Flooding in Houston has killed at least six people after a series of storms, and the dangerous waters have also submerged parts of North Texas. A woman in Parker County, about 35 miles west of Fort Worth, found herself stranded in her house until her neighbor Cole Geeo drove his 8-foot-tall truck to her home through the shallow but rising water.
Geeo then brought Deborah Wright to safer ground. “The water came up so fast this time and we didn’t have the warning that we usually get,” Wright told ABC News. “It just came up so rapidly, it was like somebody was turning on a huge water faucet. Before you know it, here comes Cole who comes riding through all that water to come get me,” she added.
She was caught on video climbing down one ladder and then up to another into her ride to safety. Minutes later she was back on dry land.
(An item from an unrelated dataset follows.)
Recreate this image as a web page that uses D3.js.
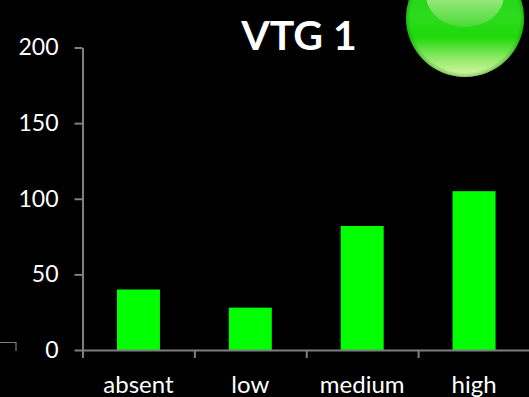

“That’s a redneck rescue I do believe,” said Dina Young Gray, Wright’s co-worker at Millsap ISD. She called around for help when Wright was in trouble. “That’s just how Millsap is,” she said. “We just look out for one another… If this didn’t work, we were going to get a boat.”
The top of Geeo’s self-built 1978 Ford F-150 pickup truck is ten feet off the ground and the tires are 63 inches tall, so he was able to drive down the flooded roads. Because the mega truck is so tall, Wright said she had to use a ladder to get inside.
Earlier in the century, there were similar trucks and they were used to move through swamps, mud and water. Mega mud trucks are very useful over flooded land, and now you can see such use.